The Dinner Game (Le Dîner de Cons) Made in: France Language: French Director: Francis Veber Starring: Jacques Villeret, Thierry Lhermitte, Alexandra Vandernoot, Francis Huster, Daniel Prévost, Catherine Frot Year: 1998
Synopsis: Wealthy publisher Pierre Brochant (Thierry Lhermitte) and his snobbish intellectual friends play a demeaning game, the object of which is to see who can invite the most idiotic guest to their weekly dinner party.
Brochant believes he's found the perfect idiot in François Pignon, a frumpy, affable tax auditor with a talent for making scale models of famous landmarks out of nothing but matchsticks.
After sustaining a back injury, Brochant finds himself stuck at home with the talkative Pignon. From there, the evening takes an unexpected turn when Brochant's wife Christine (Alexandra Vandernoot) decides to leave him.

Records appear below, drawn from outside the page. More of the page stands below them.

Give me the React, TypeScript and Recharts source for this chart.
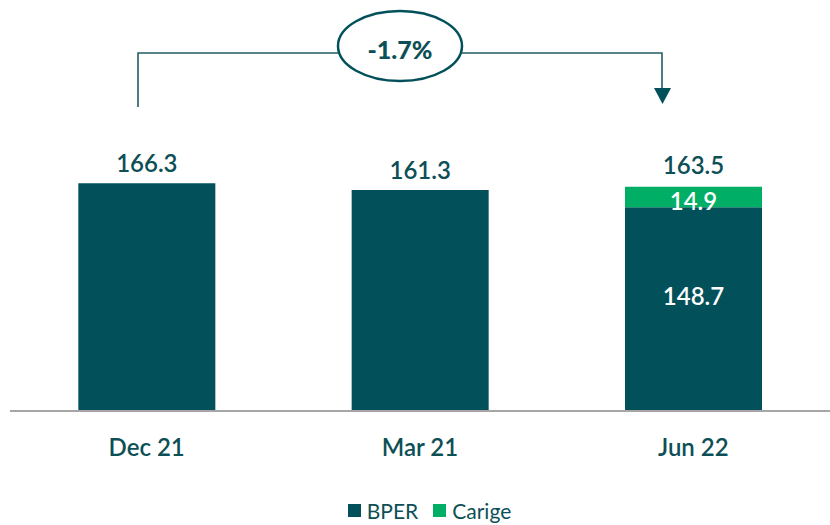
import React from 'react';
import { BarChart, Bar, XAxis, YAxis, Legend, LabelList } from 'recharts';

const categories = ['Dec 21', 'Mar 21', 'Jun 22'];
const bperValues = [166.3, 161.3, 148.7];
const carigeValues = [null, null, 14.9];
const totalLabels = ['166.3', '161.3', '163.5'];
const changeLabel = '-1.7%';

const TEAL = '#02505A';
const GREEN = '#00AE65';
const TEXT = '#0D4F56';
const FONT = 'Lato, "Open Sans", sans-serif';

const data = categories.map((name, i) => ({
  name,
  bper: bperValues[i],
  carige: carigeValues[i],
  total: totalLabels[i],
}));

const W = 830;
const H = 525;

function AxisTick(props: any) {
  const { x, y, payload } = props;
  return (
    <text x={x} y={y + 37} textAnchor="middle" fill={TEXT} fontSize={24} fontWeight={600} fontFamily={FONT}>
      {payload.value}
    </text>
  );
}

// BPER label: above the bar when it stands alone, inside (white) when Carige sits on top
function BperLabel(props: any) {
  const { x, y, width, height, index, value } = props;
  const stacked = data[index] && data[index].carige != null;
  if (stacked) {
    return (
      <text x={x + width / 2} y={y + height * 0.48} textAnchor="middle" fill="#fff" fontSize={24} fontWeight={600} fontFamily={FONT}>
        {Number(value).toFixed(1)}
      </text>
    );
  }
  return (
    <text x={x + width / 2} y={y - 11} textAnchor="middle" fill={TEXT} fontSize={24} fontWeight={600} fontFamily={FONT}>
      {data[index] ? data[index].total : value}
    </text>
  );
}

function CarigeLabel(props: any) {
  const { x, y, width, height, value } = props;
  if (value == null) return null;
  const row = data.find((d) => d.carige === value);
  return (
    <g>
      <text x={x + width / 2} y={y + height + 3} textAnchor="middle" fill="#fff" fontSize={24} fontWeight={600} fontFamily={FONT}>
        {Number(value).toFixed(1)}
      </text>
      <text x={x + width / 2} y={y - 13} textAnchor="middle" fill={TEXT} fontSize={24} fontWeight={600} fontFamily={FONT}>
        {row ? row.total : ''}
      </text>
    </g>
  );
}

function LegendContent() {
  const items = [
    { label: 'BPER', color: TEAL },
    { label: 'Carige', color: GREEN },
  ];
  return (
    <div style={{ display: 'flex', justifyContent: 'center', alignItems: 'center', height: 30, paddingTop: 7, paddingLeft: 34, fontFamily: FONT, fontSize: 21, color: TEXT }}>
      {items.map((it) => (
        <span key={it.label} style={{ display: 'flex', alignItems: 'center', marginRight: 15 }}>
          <span style={{ width: 13, height: 13, background: it.color, marginRight: 6, display: 'inline-block' }} />
          {it.label}
        </span>
      ))}
    </div>
  );
}

// the "-1.7%" bracket from Dec 21 to Jun 22
function ChangeArrow() {
  const stroke = '#1E5E63';
  return (
    <svg width={W} height={130} style={{ position: 'absolute', left: 0, top: 0, pointerEvents: 'none' }}>
      <polyline points="138,107 138,53 338,53" fill="none" stroke={stroke} strokeWidth={1.6} />
      <polyline points="462,53 662,53 662,89" fill="none" stroke={stroke} strokeWidth={1.6} />
      <polygon points="654,88 671,88 662.5,104" fill={TEAL} />
      <ellipse cx={400} cy={46} rx={62} ry={35} fill="#fff" stroke={TEAL} strokeWidth={2.5} />
      <text x={400} y={59} textAnchor="middle" fill={TEXT} fontSize={25} fontWeight={900} fontFamily={FONT}>
        {changeLabel}
      </text>
    </svg>
  );
}

export default function App() {
  return (
    <div style={{ position: 'absolute', left: 0, top: 0, width: W, height: H, background: '#fff' }}>
      <BarChart
        width={W}
        height={H}
        data={data}
        margin={{ top: 137, right: 0, left: 10, bottom: 0 }}
        barCategoryGap="25%"
      >
        <XAxis
          dataKey="name"
          axisLine={{ stroke: '#A6A6A6', strokeWidth: 2 }}
          tickLine={false}
          tick={<AxisTick />}
          height={77}
          interval={0}
        />
        <YAxis hide domain={[0, 200]} />
        <Legend verticalAlign="bottom" content={<LegendContent />} />
        <Bar dataKey="bper" name="BPER" stackId="a" fill={TEAL} isAnimationActive={false}>
          <LabelList dataKey="bper" content={<BperLabel />} />
        </Bar>
        <Bar dataKey="carige" name="Carige" stackId="a" fill={GREEN} isAnimationActive={false}>
          <LabelList dataKey="carige" content={<CarigeLabel />} />
        </Bar>
      </BarChart>
      <ChangeArrow />
    </div>
  );
}
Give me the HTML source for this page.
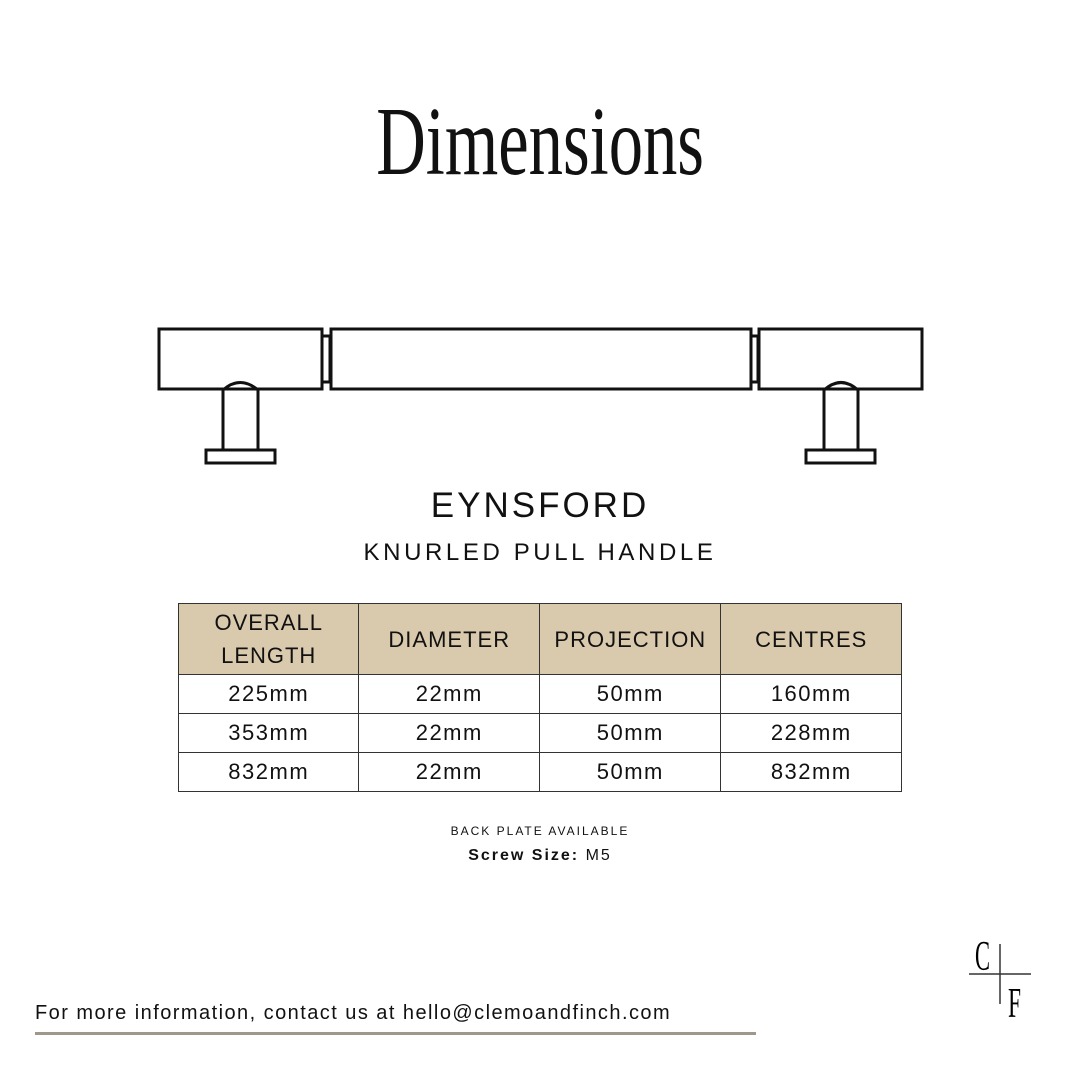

Distraught and wanting to win her back, Brochant finds himself reluctantly turning to his dinner idiot for help. However, simple plans go awry as the situation gradually snowballs into a series of misadventures involving Brochant's mistress (Catherine Frot), his best friend Leblanc (Francis Huster), and Pignon's fellow auditor Lucien (Daniel Prévost).
Remarks: The Dinner Game was originally a play written by Francis Veber, who also directed this film adaptation. Veber later directed the acclaimed French movie
The Closet (Le Placard),
and his style of comedy is certainly apparent in this one. The Dinner Game is a very entertaining, and often hilarious story that's also a substantive commentary on friendship, the lengths we go to for love, and the extreme measures we take to escape suffering.
The convoluted storyline is likely to keep you engrossed, and the plot twists are perfectly timed, unpredictable, and very funny.
The characters are very well crafted and the chemistry between the actors is great as the cast brings a strong theatrical energy into the mix. Most memorable of all is the highly expressive Jacques Villeret as the well-meaning but dense Pignon, who, despite his simple nature, is full of psychological complexities.
This is a smart, classy comedy that seems geared towards some of the very same types of intelligent people that it openly criticizes. It's a lesson in humility that never becomes preachy, and offers amusing insights about the strange bond between suffering, love, and humor.
Who would like this movie: This movie is for smart people who aren't afraid to laugh at themselves, and who understand that being smart isn't everything (and certainly no guarantee of happiness). The humor touches upon many common themes, so even if you haven't been exposed to many foreign films, The Dinner Game should definitely get a rise out of you.